Ondas de calor podem dobrar mortes de crianças, diz estudo
Análise prevê aumento de até 87% na mortalidade infantil ligada ao calor em cenários de altas emissões
O aumento das temperaturas pode levar a uma alta recorde de mortes de crianças menores de cinco anos no Brasil nas próximas décadas, mesmo com as projeções de redução da população infantil e da queda da mortalidade geral devido ao crescimento da expectativa de vida.
É o que revela uma nova análise feita por pesquisadores da LSHTM (London School of Hygiene & Tropical Medicine), em parceria com a Fiocruz Bahia e com apoio da Wellcome Trust.
Hoje, a taxa média de mortalidade infantil associada ao calor é de 1,07 por 100 mil crianças. No cenário de altas emissões de carbono (SSP5-8.5), com projeção de aumento de temperatura entre 4°C e 5°C, o crescimento de mortes infantis pode chegar a 87% em apenas uma década – a taxa passaria para 2 por 100 mil habitantes, praticamente o dobro.
Mesmo em cenários moderados, com emissões intermediárias de carbono (SSP2-4.5) e aumento de temperatura entre 2,5°C e 3°C, o número de mortes de crianças pode subir até 50%. A taxa de mortalidade chegaria a 1,47 por 100 mil.
Para a pesquisadora Enny Paixão Cruz, professora associada da LSHTM e pesquisadora da Fiocruz Bahia, os números mostram uma ameaça real e crescente. “Se nada for feito para mitigar o aquecimento global e o pior cenário se concretizar, teremos quase o dobro de óbitos em menores de cinco anos do que seria esperado caso a temperatura não aumentasse.”
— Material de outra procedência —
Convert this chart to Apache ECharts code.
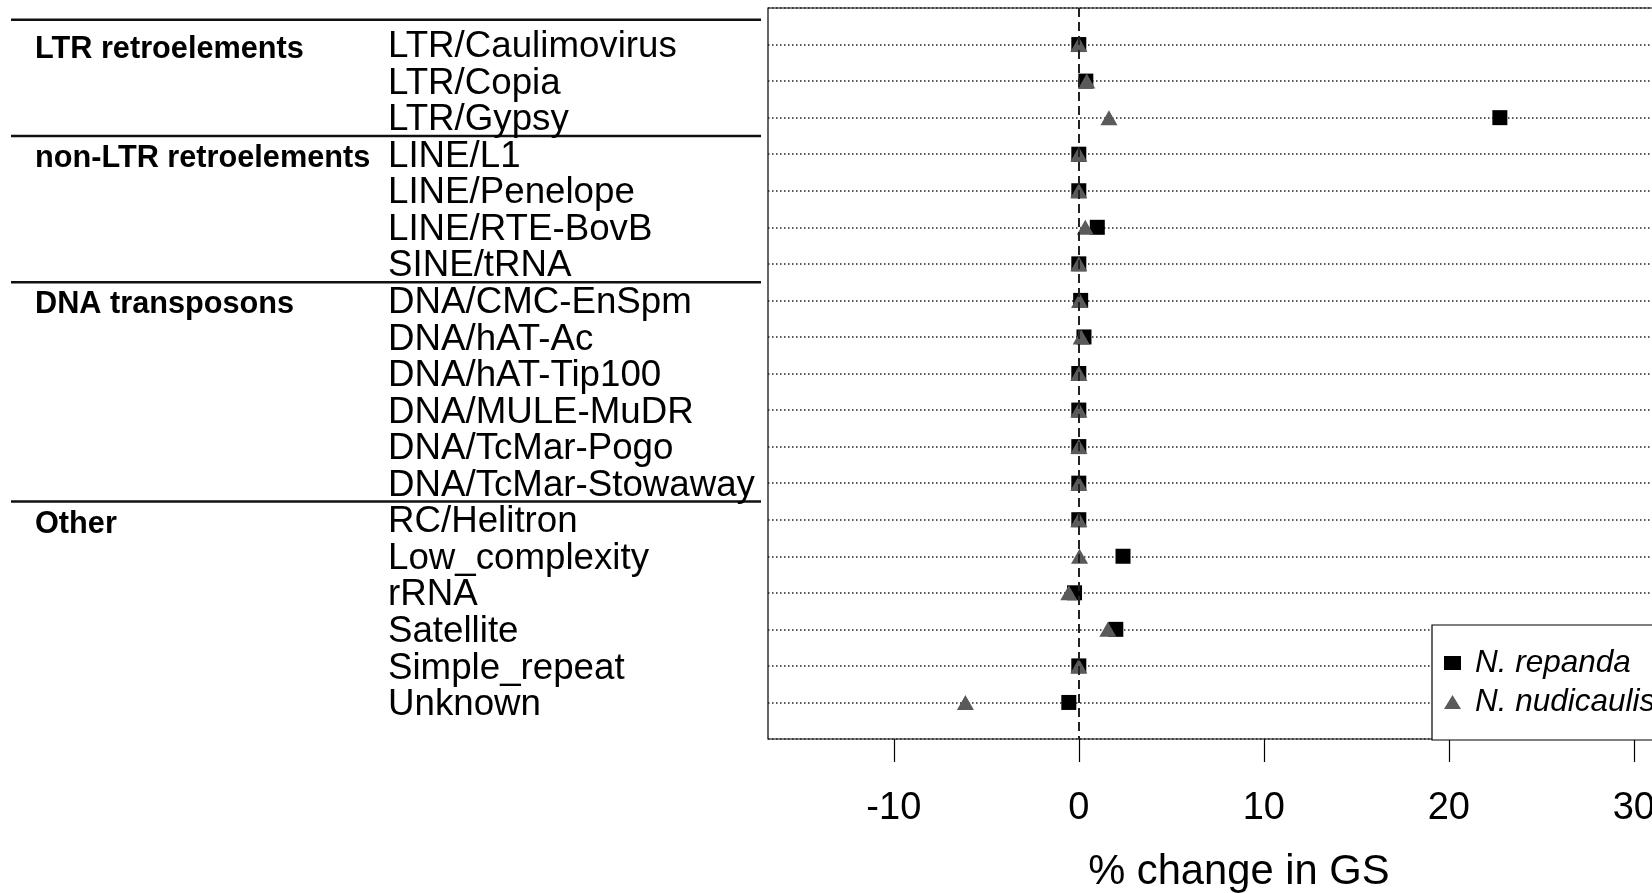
<!DOCTYPE html>
<html>
<head>
<meta charset="utf-8">
<script src="https://cdn.jsdelivr.net/npm/echarts@6/dist/echarts.min.js"></script>
<style>
  html, body { margin: 0; padding: 0; background: #fff; overflow: hidden; }
  /* the plot panel runs past the right edge of the window */
  #main { width: 1800px; height: 893px; }
</style>
</head>
<body>
<div id="main"></div>
<script>
// Repeat classes, top to bottom
const categories = [
  'LTR/Caulimovirus', 'LTR/Copia', 'LTR/Gypsy',
  'LINE/L1', 'LINE/Penelope', 'LINE/RTE-BovB', 'SINE/tRNA',
  'DNA/CMC-EnSpm', 'DNA/hAT-Ac', 'DNA/hAT-Tip100', 'DNA/MULE-MuDR', 'DNA/TcMar-Pogo', 'DNA/TcMar-Stowaway',
  'RC/Helitron', 'Low_complexity', 'rRNA', 'Satellite', 'Simple_repeat', 'Unknown'
];
// Higher-level groups and how many classes each one spans
const groupNames = ['LTR retroelements', 'non-LTR retroelements', 'DNA transposons', 'Other'];
const groupSizes = [3, 4, 6, 6];

// % change in genome size per repeat class
const repanda    = [0.0, 0.38, 22.76, 0.0, 0.0, 1.0, 0.0, 0.1, 0.28, 0.0, 0.0, 0.0, 0.0, 0.0, 2.39, -0.23, 2.0, 0.0, -0.54];
const nudicaulis = [0.0, 0.43, 1.63, 0.0, 0.0, 0.35, 0.0, 0.04, 0.13, 0.0, 0.0, 0.0, 0.0, 0.0, 0.04, -0.54, 1.57, 0.0, -6.13];

const seriesNames = ['N. repanda', 'N. nudicaulis'];
const xTicks = [-10, 0, 10, 20, 30];
const xTitle = '% change in GS';

const FONT = '"Liberation Sans", Arial, Helvetica, sans-serif';

// first class of each group -> group name
const groupAt = {};
let start = 0;
groupSizes.forEach((s, g) => { groupAt[start] = groupNames[g]; start += s; });

// one empty slot above and below the classes leaves a full row of margin
const yCats = [' '].concat(categories, ['  ']);

const chart = echarts.init(document.getElementById('main'), null, { renderer: 'canvas' });

const GRID_LEFT = 768;
const GRID_TOP = 8;
const GRID_BOTTOM_Y = 739;
const X_MIN = -16.8;
const X_MAX = 34.1;
const PX_PER_UNIT = 18.5;

const option = {
  animation: false,
  backgroundColor: '#fff',
  textStyle: { fontFamily: FONT },
  grid: {
    left: GRID_LEFT,
    top: GRID_TOP,
    width: (X_MAX - X_MIN) * PX_PER_UNIT,
    height: GRID_BOTTOM_Y - GRID_TOP,
    outerBoundsMode: 'none',
    containLabel: false,
    show: true,
    borderColor: '#000',
    borderWidth: 1.2,
    backgroundColor: 'transparent'
  },
  xAxis: {
    type: 'value',
    min: X_MIN,
    max: X_MAX,
    axisLine: { show: false },
    splitLine: { show: false },
    axisTick: {
      show: true, inside: false, length: 23,
      customValues: xTicks,
      lineStyle: { color: '#000', width: 1.2 }
    },
    axisLabel: {
      customValues: xTicks,
      margin: 51,
      fontSize: 38,
      color: '#000',
      fontFamily: FONT
    },
    name: xTitle,
    nameLocation: 'middle',
    nameGap: 113,
    nameTextStyle: { fontSize: 41.7, color: '#000', fontFamily: FONT }
  },
  yAxis: {
    type: 'category',
    data: yCats,
    inverse: true,
    boundaryGap: false,
    axisLine: { show: false },
    axisTick: { show: false },
    splitLine: {
      show: true,
      interval: 0,
      lineStyle: { color: '#222', width: 1.5, type: [1.5, 2.5] }
    },
    axisLabel: {
      interval: 0,
      align: 'left',
      margin: GRID_LEFT - 35,
      color: '#000',
      formatter: function (value, index) {
        const i = index - 1;
        if (i < 0 || i >= categories.length) return '';
        const g = groupAt[i] || ' ';
        return '{g|' + g + '}{c|' + value + '}';
      },
      rich: {
        g: { fontFamily: FONT, fontWeight: 'bold', fontSize: 30.7, width: 353, color: '#000', padding: [9, 0, 0, 0] },
        c: { fontFamily: FONT, fontSize: 36.7, color: '#000', padding: [5, 0, 0, 0] }
      }
    }
  },
  legend: {
    orient: 'vertical',
    left: 1432,
    top: 625,
    padding: [22, 80, 22, 12],
    backgroundColor: '#fff',
    borderColor: '#000',
    borderWidth: 1.2,
    itemWidth: 17,
    itemHeight: 14,
    itemGap: 7,
    selectedMode: false,
    textStyle: {
      fontFamily: FONT, fontStyle: 'italic', fontSize: 31.5, lineHeight: 30,
      color: '#000', padding: [0, 0, 0, 9]
    },
    data: [
      { name: seriesNames[0], icon: 'rect' },
      { name: seriesNames[1], icon: 'triangle' }
    ]
  },
  series: [
    {
      // zero reference line, kept beneath the markers
      type: 'scatter',
      name: 'zero',
      data: [],
      z: 1,
      silent: true,
      markLine: {
        silent: true,
        symbol: 'none',
        label: { show: false },
        lineStyle: { color: '#222', width: 2, type: [9, 5] },
        data: [{ xAxis: 0 }]
      }
    },
    {
      type: 'scatter',
      name: seriesNames[0],
      symbol: 'rect',
      symbolSize: 15,
      itemStyle: { color: '#000', opacity: 1 },
      z: 3,
      data: categories.map((c, i) => [repanda[i], c])
    },
    {
      type: 'scatter',
      name: seriesNames[1],
      symbol: 'triangle',
      symbolSize: [17, 15],
      itemStyle: { color: '#5a5a5a', opacity: 1 },
      z: 4,
      data: categories.map((c, i) => [nudicaulis[i], c])
    }
  ]
};

chart.setOption(option);

// horizontal rules of the class table, placed from the category scale
const yPix = name => chart.convertToPixel({ yAxisIndex: 0 }, name);
const rowStep = yPix(categories[1]) - yPix(categories[0]);
const ruleYs = [yPix(categories[0]) - 0.68 * rowStep];
let acc = 0;
for (let g = 1; g < groupSizes.length; g++) {
  acc += groupSizes[g - 1];
  ruleYs.push(yPix(categories[acc]) - rowStep / 2);
}
chart.setOption({
  graphic: ruleYs.map(y => ({
    type: 'line',
    shape: { x1: 11, y1: y, x2: GRID_LEFT - 7, y2: y },
    style: { stroke: '#111', lineWidth: 2.5 },
    silent: true
  }))
});
</script>
</body>
</html>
As crianças são especialmente vulneráveis às altas temperaturas porque, entre outros motivos, perdem fluídos e eletrólitos mais rapidamente por meio da transpiração, tornando-as mais suscetíveis à desidratação.
Segundo o infectologista Victor Horácio de Souza Costa Júnior, os impactos das mudanças climáticas já são visíveis no cotidiano do serviço de saúde.
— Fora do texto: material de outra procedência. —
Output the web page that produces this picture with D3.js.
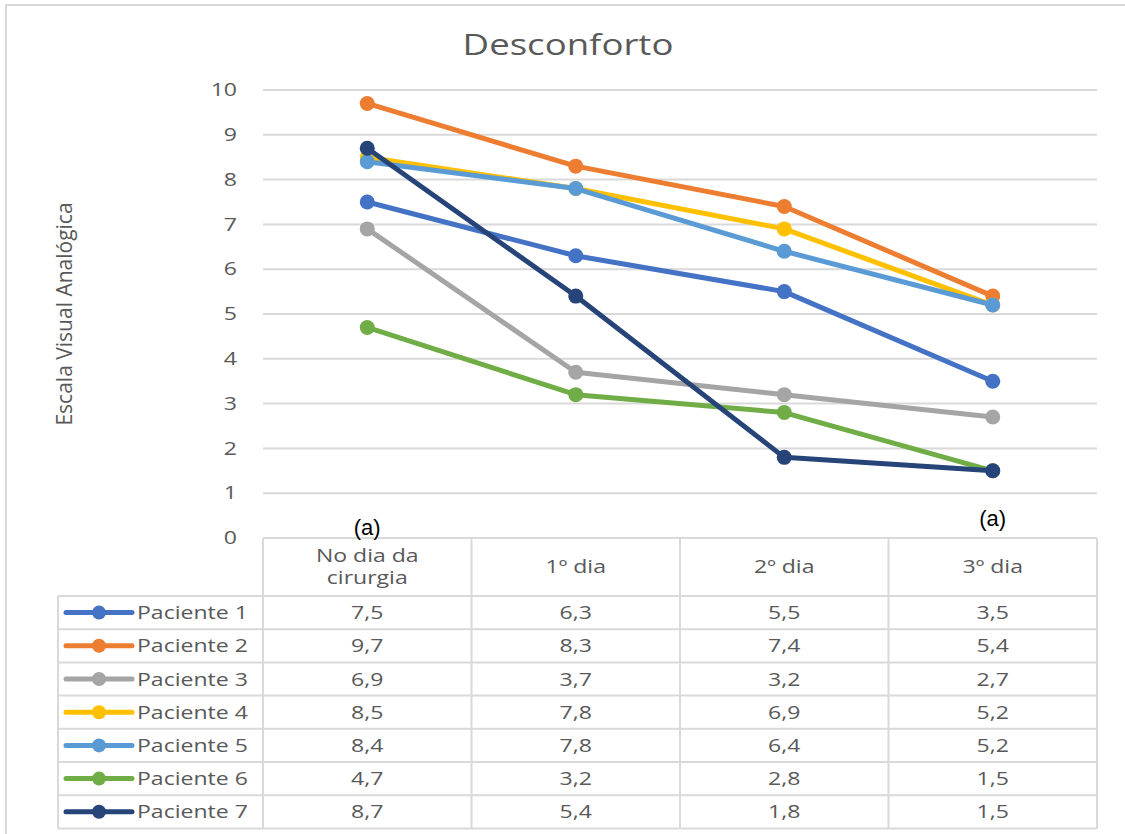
<!DOCTYPE html>
<html>
<head>
<meta charset="utf-8">
<script src="https://cdn.jsdelivr.net/npm/d3@7"></script>
<style>
  html, body { margin: 0; padding: 0; background: #fff; }
  svg { display: block; }
</style>
</head>
<body>
<svg id="chart" width="1125" height="834"></svg>
<script>
// Days of follow-up (table header / x categories)
const categories = ["No dia da cirurgia", "1º dia", "2º dia", "3º dia"];
const headerLines = [["No dia da", "cirurgia"], ["1º dia"], ["2º dia"], ["3º dia"]];

// Patient names and pain scores (EVA) per day
const patients = ["Paciente 1", "Paciente 2", "Paciente 3", "Paciente 4", "Paciente 5", "Paciente 6", "Paciente 7"];
const paciente1 = [7.5, 6.3, 5.5, 3.5];
const paciente2 = [9.7, 8.3, 7.4, 5.4];
const paciente3 = [6.9, 3.7, 3.2, 2.7];
const paciente4 = [8.5, 7.8, 6.9, 5.2];
const paciente5 = [8.4, 7.8, 6.4, 5.2];
const paciente6 = [4.7, 3.2, 2.8, 1.5];
const paciente7 = [8.7, 5.4, 1.8, 1.5];
const seriesValues = [paciente1, paciente2, paciente3, paciente4, paciente5, paciente6, paciente7];
const colors = ["#4472C4", "#ED7D31", "#A5A5A5", "#FFC000", "#5B9BD5", "#70AD47", "#264478"];

const yTicks = [0, 1, 2, 3, 4, 5, 6, 7, 8, 9, 10];
const noteLabels = [{ cat: 0, text: "(a)", dy: 0 }, { cat: 3, text: "(a)", dy: -9 }];

const svg = d3.select("#chart");
const font = "'Open Sans', 'Noto Sans', sans-serif";
const textGray = "#595959";
const gridGray = "#d9d9d9";
const wide = 1.28; // horizontal stretch of the chart's body text

// Plot geometry
const plotLeft = 263, plotRight = 1097;
const y0 = 538, yTop = 90;
const headerH = 58, rowH = 33.2;
const legendLeft = 58;

const x = d3.scaleBand().domain(d3.range(categories.length)).range([plotLeft, plotRight]).padding(0);
const cx = i => x(i) + x.bandwidth() / 2;
const y = d3.scaleLinear().domain([0, 10]).range([y0, yTop]);

// Text placed at (px, py), stretched horizontally
function label(px, py, str, anchor, size, sx) {
  return svg.append("text")
    .attr("transform", `translate(${px},${py}) scale(${sx},1)`)
    .attr("text-anchor", anchor)
    .attr("font-family", font).attr("font-size", size)
    .attr("fill", textGray)
    .text(str);
}

// Outer frame (left and top edges)
svg.append("path")
  .attr("d", `M6,834 V5 H1125`)
  .attr("fill", "none").attr("stroke", gridGray).attr("stroke-width", 2);

// Title
label(568, 55, "Desconforto", "middle", 30, 1.22);

// Y axis title
svg.append("text")
  .attr("transform", "translate(72,314) rotate(-90)")
  .attr("text-anchor", "middle")
  .attr("font-family", "'Liberation Sans Narrow', 'Open Sans', sans-serif")
  .attr("font-size", 21)
  .attr("fill", textGray)
  .text("Escala Visual Analógica");

// Gridlines (skip 0, which is the table top)
svg.append("g").selectAll("line")
  .data(yTicks.filter(d => d > 0))
  .join("line")
  .attr("x1", plotLeft).attr("x2", plotRight)
  .attr("y1", d => y(d)).attr("y2", d => y(d))
  .attr("stroke", gridGray).attr("stroke-width", 2);

// Y tick labels
const yAxis = d3.axisLeft(y).tickValues(yTicks).tickSize(0).tickPadding(0);
const yg = svg.append("g").attr("transform", `translate(237,0)`).call(yAxis);
yg.select(".domain").remove();
yg.selectAll("text")
  .attr("x", 0)
  .attr("transform", `scale(${wide},1)`)
  .attr("font-family", font).attr("font-size", 18)
  .attr("fill", textGray);

// Data table
const tableBottom = y0 + headerH + rowH * patients.length;
const tg = svg.append("g").attr("stroke", gridGray).attr("stroke-width", 2).attr("fill", "none");
// horizontal rules
tg.append("line").attr("x1", plotLeft).attr("x2", plotRight).attr("y1", y0).attr("y2", y0);
d3.range(patients.length + 1).forEach(i => {
  const yy = y0 + headerH + rowH * i;
  tg.append("line").attr("x1", legendLeft).attr("x2", plotRight).attr("y1", yy).attr("y2", yy);
});
// vertical rules
tg.append("line").attr("x1", legendLeft).attr("x2", legendLeft).attr("y1", y0 + headerH).attr("y2", tableBottom);
d3.range(categories.length + 1).forEach(i => {
  const xx = plotLeft + x.bandwidth() * i;
  tg.append("line").attr("x1", xx).attr("x2", xx).attr("y1", y0).attr("y2", tableBottom);
});

// Header labels
headerLines.forEach((lines, i) => {
  const startY = y0 + headerH / 2 - (lines.length - 1) * 11 + 6;
  lines.forEach((ln, k) => label(cx(i), startY + k * 22, ln, "middle", 18, wide));
});

// Rows: legend key + values
const fmt = v => d3.format(".1f")(v).replace(".", ",");
patients.forEach((name, r) => {
  const rowMid = y0 + headerH + rowH * r + rowH / 2;
  svg.append("line")
    .attr("x1", 66).attr("x2", 132).attr("y1", rowMid).attr("y2", rowMid)
    .attr("stroke", colors[r]).attr("stroke-width", 5).attr("stroke-linecap", "round");
  svg.append("circle").attr("cx", 99).attr("cy", rowMid).attr("r", 7).attr("fill", colors[r]);
  label(137, rowMid + 6.5, name, "start", 18, wide);
  seriesValues[r].forEach((v, c) => label(cx(c), rowMid + 6.5, fmt(v), "middle", 18, wide));
});

// Lines and markers, series 1 drawn first
const line = d3.line().x((d, i) => cx(i)).y(d => y(d));
seriesValues.forEach((vals, s) => {
  const g = svg.append("g");
  g.append("path")
    .attr("d", line(vals))
    .attr("fill", "none").attr("stroke", colors[s])
    .attr("stroke-width", 5).attr("stroke-linejoin", "round").attr("stroke-linecap", "round");
  g.selectAll("circle").data(vals).join("circle")
    .attr("cx", (d, i) => cx(i)).attr("cy", d => y(d)).attr("r", 7.5)
    .attr("fill", colors[s]);
});

// Notes above the first and last columns
svg.selectAll("text.note").data(noteLabels).join("text")
  .attr("class", "note")
  .attr("x", d => cx(d.cat)).attr("y", d => 535 + d.dy)
  .attr("text-anchor", "middle")
  .attr("font-family", "'Liberation Sans', Arial, sans-serif")
  .attr("font-size", 22)
  .attr("fill", "#000")
  .text(d => d.text);
</script>
</body>
</html>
Há cinco anos, os atendimentos de bronquiolites e pneumonias, por exemplo, se concentravam entre abril e julho. Agora, ocorrem durante todo o ano.
“Estamos vendo aumento das doenças respiratórias por causa das variações extremas de temperatura, que reduzem o sistema imunológico da criança”.
Casas e creches adaptadas
Embora os cenários sejam alarmantes, os pesquisadores ressaltam que não são inevitáveis. A diferença entre um aumento de 50% e de 87% nas mortes infantis depende das escolhas políticas e econômicas dos próximos anos.
Para Márcia Kalvon, diretora executiva do Instituto Futuro é Infância Saudável (Infinis), o ponto central é reconhecer que o Brasil é profundamente desigual e que as crianças são afetadas de forma diferente dependendo do território.
Por isso, segundo ela, políticas precisam ser guiadas por dados e voltadas às infâncias mais vulneráveis. Casas, creches, unidades básicas de saúde e espaços de lazer devem ser adaptados para ondas de calor, enchentes e surtos de vetores.
Especialistas reforçam a necessidade de capacitar profissionais de saúde e fortalecer a atenção primária. Identificar precocemente desidratação, exaustão pelo calor e agravamento de doenças respiratórias será essencial.
Além disso, eles ressaltam que as escolas precisam ser mais ventiladas, praças e áreas verdes devem ser expandidas e políticas de redução de poluentes devem avançar.
De acordo com o estudo, medidas como o fortalecimento das políticas de mitigação climática, a ampliação de sistemas de alerta para ondas de calor e a adaptação das redes de saúde pública podem reduzir significativamente os riscos.